OFFICE HOURS:Went through a mix of Alee's and talked about arrangement, distribution of frequencies and lumping in mixes
THEORY-GYM:We dug into Al Jarreau's "We're in This Love Together" as a live analysis vehicle, unpacking its deceptively simple harmonic language — predominantly plagal motion, super sus chords, and bass-line-driven pseudo-chord changes. From there we traced a sophisticated turnaround section that flirts with a Giant Steps-style modulation before resolving differently, and closed with a brief but rich look at vocal formant production and how great singers physically shape tone without needing the engineer to fix it.
PRODUCTION-GYM:Breakdown of "Time Moves Slow" by BADBADNOTGOOD, production style, tempo push/pull, song structure, drum texture and keyboard sound
OFFICE HOURS:We talked about picking monitors and acoustic treatment
THEORY-GYM:We used Nina Simone's "I Wish I Knew How It Would Feel to Be Free" as a masterclass in arrangement, mix balance, and harmonic construction.

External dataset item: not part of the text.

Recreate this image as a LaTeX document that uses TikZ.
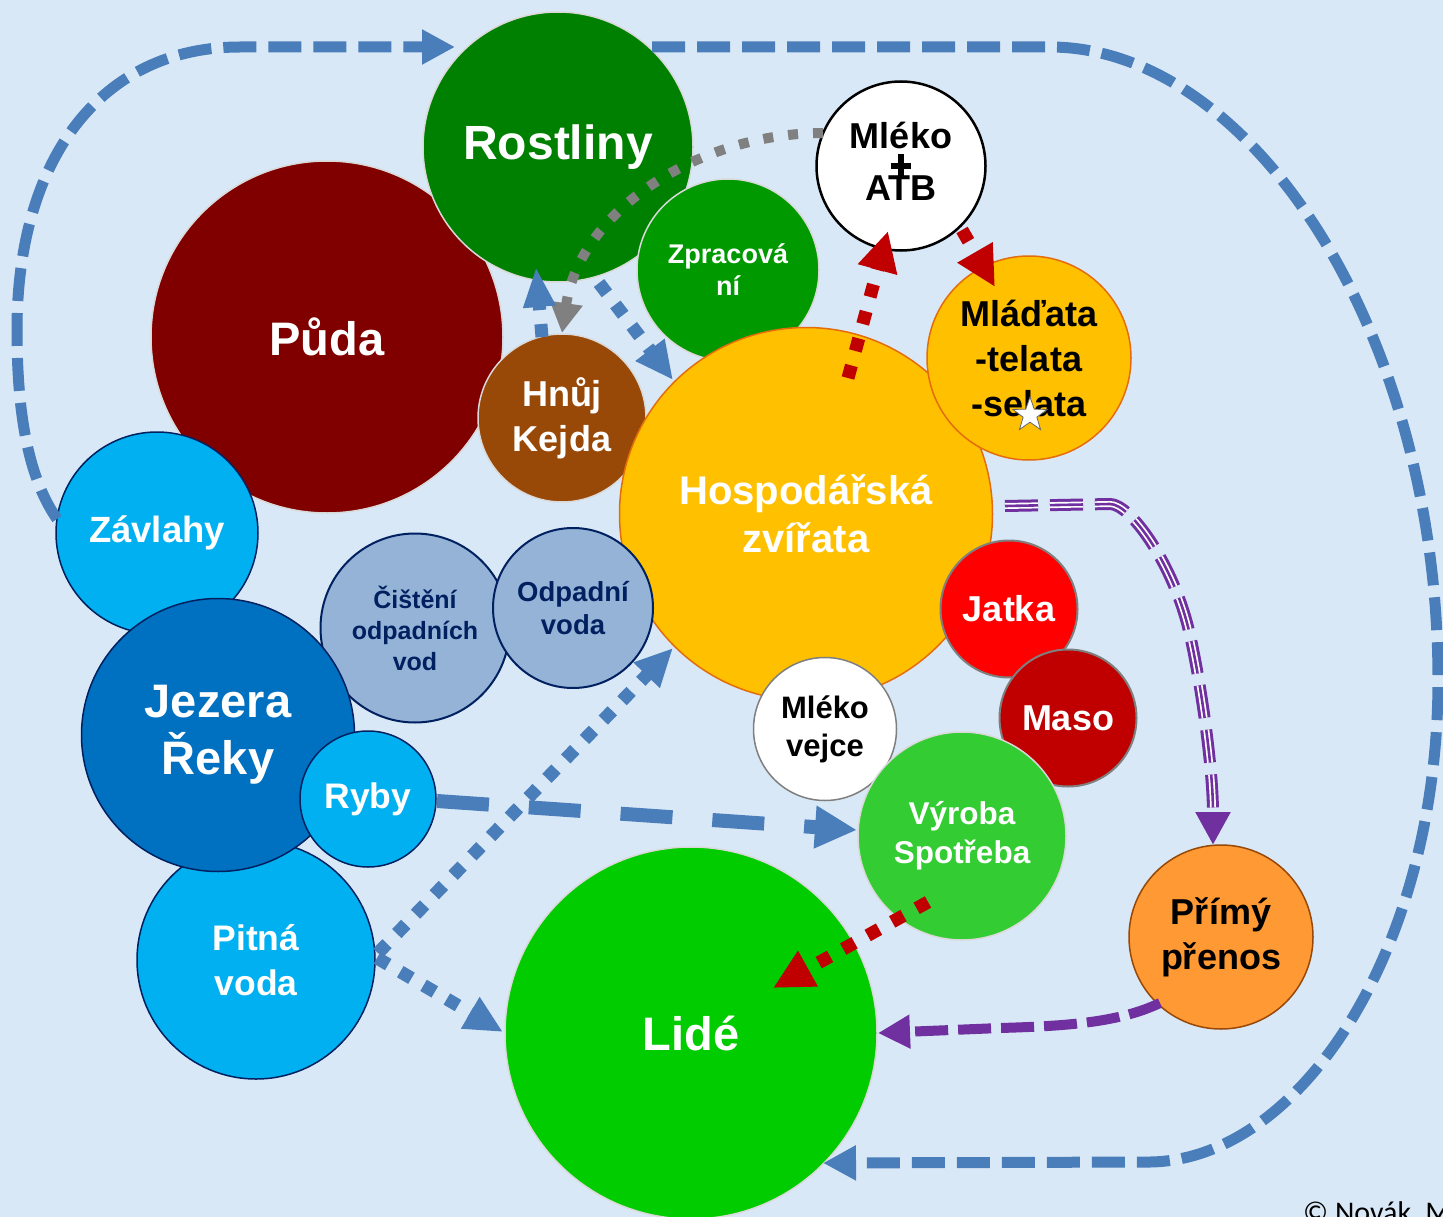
\documentclass[tikz,border=0pt]{standalone}
\usepackage{fontspec}
\setmainfont{Liberation Sans}
\newfontfamily\capfont{Carlito}
\usetikzlibrary{arrows.meta,shapes.geometric}

\definecolor{bgc}{HTML}{D9E8F6}
\definecolor{cRost}{HTML}{008000}
\definecolor{cPuda}{HTML}{800000}
\definecolor{cZprac}{HTML}{009900}
\definecolor{cGold}{HTML}{FFC000}
\definecolor{cGoldEdge}{HTML}{E46C0A}
\definecolor{cHnuj}{HTML}{984807}
\definecolor{cSky}{HTML}{00B0F0}
\definecolor{cNavy}{HTML}{002060}
\definecolor{cSteel}{HTML}{95B3D7}
\definecolor{cLake}{HTML}{0070C0}
\definecolor{cJatka}{HTML}{FF0000}
\definecolor{cMaso}{HTML}{C00000}
\definecolor{cVyr}{HTML}{33CC33}
\definecolor{cLide}{HTML}{00CC00}
\definecolor{cPrimy}{HTML}{FF9933}
\definecolor{cEdge}{HTML}{D9D9D9}
\definecolor{cGrayEdge}{HTML}{7F7F7F}
\definecolor{cBlue}{HTML}{4A7EBB}
\definecolor{cRed}{HTML}{C00000}
\definecolor{cPurp}{HTML}{7030A0}
\definecolor{cDots}{HTML}{808080}

\begin{document}
\begin{tikzpicture}[x=1pt,y=-1pt,
  ball/.style={circle, inner sep=0pt, align=center, line width=1.5pt},
  fs/.style 2 args={font=\bfseries\fontsize{#1pt}{#2pt}\selectfont},
  loopline/.style={draw=cBlue, line width=11pt, dash pattern=on 33pt off 12pt,
    -{Triangle[length=33pt,width=33pt]}},
  bluedots/.style={draw=cBlue, line width=13pt, dash pattern=on 13pt off 14pt,
    -{Triangle[length=38pt,width=34pt]}},
  reddots/.style={draw=cRed, line width=13pt, dash pattern=on 13pt off 15pt,
    -{Triangle[length=40pt,width=38pt]}},
  graydots/.style={draw=cDots, line width=10pt, dash pattern=on 10pt off 15pt,
    -{Triangle[length=30pt,width=31pt]}},
  bluedash/.style={draw=cBlue, line width=14pt, dash pattern=on 52pt off 40pt,
    -{Triangle[length=42pt,width=40pt]}},
  purpdash/.style={draw=cPurp, line width=10pt, dash pattern=on 33pt off 10pt,
    -{Triangle[length=32pt,width=32pt]}}
]
% background
\fill[bgc] (0,0) rectangle (1443,1217);
\useasboundingbox (0,0) rectangle (1443,1217);

% circles, back to front
\node[ball, fill=cPuda, draw=cEdge, minimum size=352pt, text=white, fs={47}{52}] (puda) at (327,337) {Půda};
\node[ball, fill=cRost, draw=cEdge, minimum size=270pt, text=white, fs={48}{52}] (rost) at (558,147) {Rostliny};
\node[ball, fill=cZprac, draw=cEdge, minimum size=182pt, text=white, fs={27}{32}] (zprac) at (728,270) {Zpracová\\ní};
\node[ball, fill=cHnuj, draw=cEdge, minimum size=168pt, text=white, fs={36}{45}] (hnuj) at (562,418) {Hnůj\\Kejda};
\node[ball, fill=cGold, draw=cGoldEdge, minimum size=373pt, text=white, fs={40}{48}] (hosp) at (806,514) {Hospodářská\\zvířata};
\node[ball, fill=cGold, draw=cGoldEdge, minimum size=204pt, text=black, fs={36}{45}] (mlad) at (1029,358) {Mláďata\\-telata\\-selata};
\node[ball, fill=white, draw=black, line width=2.5pt, minimum size=169pt, text=black, fs={36}{52}] (atb) at (901,166) {Mléko\\ATB\rule[-10pt]{0pt}{10pt}};
\node[ball, fill=cJatka, draw=cGrayEdge, line width=2pt, minimum size=137pt, text=white, fs={36}{40}] (jatka) at (1009,609) {Jatka};
\node[ball, fill=cMaso, draw=cGrayEdge, line width=2pt, minimum size=137pt, text=white, fs={36}{40}] (maso) at (1068,718) {Maso};
\node[ball, fill=white, draw=cGrayEdge, minimum size=143pt, text=black, fs={31}{38}] (mlvej) at (825,729) {Mléko\\vejce};
\node[ball, fill=cVyr, draw=cEdge, minimum size=208pt, text=white, fs={31.5}{39}] (vyr) at (962,836) {Výroba\\Spotřeba};
\node[ball, fill=cLide, draw=cEdge, minimum size=372pt, text=white, fs={47}{52}] (lide) at (691,1033) {Lidé};
\node[ball, fill=cPrimy, draw=cHnuj, minimum size=184pt, text=black, fs={36}{45}] (primy) at (1221,937) {Přímý\\přenos};
\node[ball, fill=cSky, draw=cNavy, minimum size=238pt, text=white, fs={35.5}{45}] (pitna) at (256,960) {Pitná\\voda};
\node[ball, fill=cSky, draw=cNavy, minimum size=202pt, text=white, fs={36.5}{40}] (zav) at (157,533) {Závlahy};
\node[ball, fill=cSteel, draw=cNavy, line width=2pt, minimum size=189pt, text=cNavy, fs={25}{31}] (cist) at (415,628) {Čištění\\odpadních\\vod};
\node[ball, fill=cSteel, draw=cNavy, line width=2pt, minimum size=160pt, text=cNavy, fs={27.5}{33}] (odp) at (573,608) {Odpadní\\voda};
\node[ball, fill=cLake, draw=cNavy, minimum size=273pt, text=white, fs={47}{57}] (jez) at (218,735) {Jezera\\Řeky};
\node[ball, fill=cSky, draw=cNavy, minimum size=136pt, text=white, fs={35.5}{40}] (ryby) at (368,799) {Ryby};

% cross mark over the T of ATB
\fill[black] ([shift={(-3,-12)}]atb.center) rectangle ([shift={(3,11)}]atb.center);
\fill[black] ([shift={(-10,-3)}]atb.center) rectangle ([shift={(10,3)}]atb.center);

% star mark on the young-animals circle
\node[star, star points=5, star point ratio=2.5, fill=white, draw=black!60,
  line width=0.8pt, minimum size=36pt, inner sep=0pt] (starmark) at (1030,415) {};

% outer cycle: irrigation back to plants
\draw[loopline] ([shift={(-100,-14)}]zav.center)
  .. controls (30,480) and (17,420) .. (17,330)
  .. controls (17,160) and (100,47) .. (240,47)
  -- ([shift={(-103,-100)}]rost.center);
% outer cycle: plants round to people
\draw[loopline] ([shift={(94,-100)}]rost.center) -- (1050,47)
  .. controls (1250,47) and (1438,330) .. (1438,680)
  .. controls (1438,950) and (1300,1160) .. (1150,1162)
  -- ([shift={(132,130)}]lide.center);

% milk with antibiotics back to manure
\draw[graydots] ([shift={(-78,-33)}]atb.center)
  .. controls (700,133) and (580,210) .. ([shift={(0,-85)}]hnuj.center);

% blue dotted flows
\draw[bluedots, -{Triangle[length=40pt,width=30pt]}] ([shift={(-20,-81)}]hnuj.center) -- ([shift={(-22,120)}]rost.center);
\draw[bluedots] ([shift={(41,136)}]rost.center) -- ([shift={(-133,-134)}]hosp.center);
\draw[bluedots] ([shift={(122,-7)}]pitna.center) -- ([shift={(-133,134)}]hosp.center);
\draw[bluedots] ([shift={(121,-2)}]pitna.center) -- ([shift={(-188,-1)}]lide.center);

% fish to production
\draw[bluedash] ([shift={(69,2)}]ryby.center) -- ([shift={(-105,-6)}]vyr.center);

% red dotted flows
\draw[reddots] ([shift={(42,-136)}]hosp.center) -- ([shift={(-13,65)}]atb.center);
\draw[reddots] ([shift={(61,64)}]atb.center) -- ([shift={(-34,-71)}]mlad.center);
\draw[reddots] ([shift={(-34,66)}]vyr.center) -- ([shift={(82,-45)}]lide.center);

% direct transmission: striped purple line
\draw[draw=cPurp, line width=12pt, dash pattern=on 33pt off 12pt, -{Triangle[length=33pt,width=33pt]}]
  ([shift={(199,-8)}]hosp.center) -- (1110,504)
  .. controls (1130,504) and (1170,560) .. (1187,623)
  .. controls (1197,660) and (1213,760) .. ([shift={(-8,-92)}]primy.center);
\draw[draw=white, line width=6pt, dash pattern=on 33pt off 12pt, shorten >=33pt]
  ([shift={(199,-8)}]hosp.center) -- (1110,504)
  .. controls (1130,504) and (1170,560) .. (1187,623)
  .. controls (1197,660) and (1213,760) .. ([shift={(-8,-92)}]primy.center);
\draw[draw=cPurp, line width=2.6pt, dash pattern=on 33pt off 12pt, shorten >=33pt]
  ([shift={(199,-8)}]hosp.center) -- (1110,504)
  .. controls (1130,504) and (1170,560) .. (1187,623)
  .. controls (1197,660) and (1213,760) .. ([shift={(-8,-92)}]primy.center);

\draw[purpdash] ([shift={(-61,66)}]primy.center)
  .. controls (1120,1022) and (1070,1026) .. (1000,1028)
  -- ([shift={(187,0)}]lide.center);

% author note
\node[anchor=base west, inner sep=0pt, font=\capfont\fontsize{30pt}{34pt}\selectfont] (author) at (1303,1222) {© Novák, M};
\end{tikzpicture}
\end{document}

Explored how a song with minimal formal structure can build enormous intensity through restraint, dynamic layering, and the deliberate elevation of a single voice above the ensemble. Worked through the chord progression in B-flat, covering secondary dominants, the plagal cadence, sus chords, and invertional analysis (6-3 and 6-4 voicings) in relation to the harmonic series.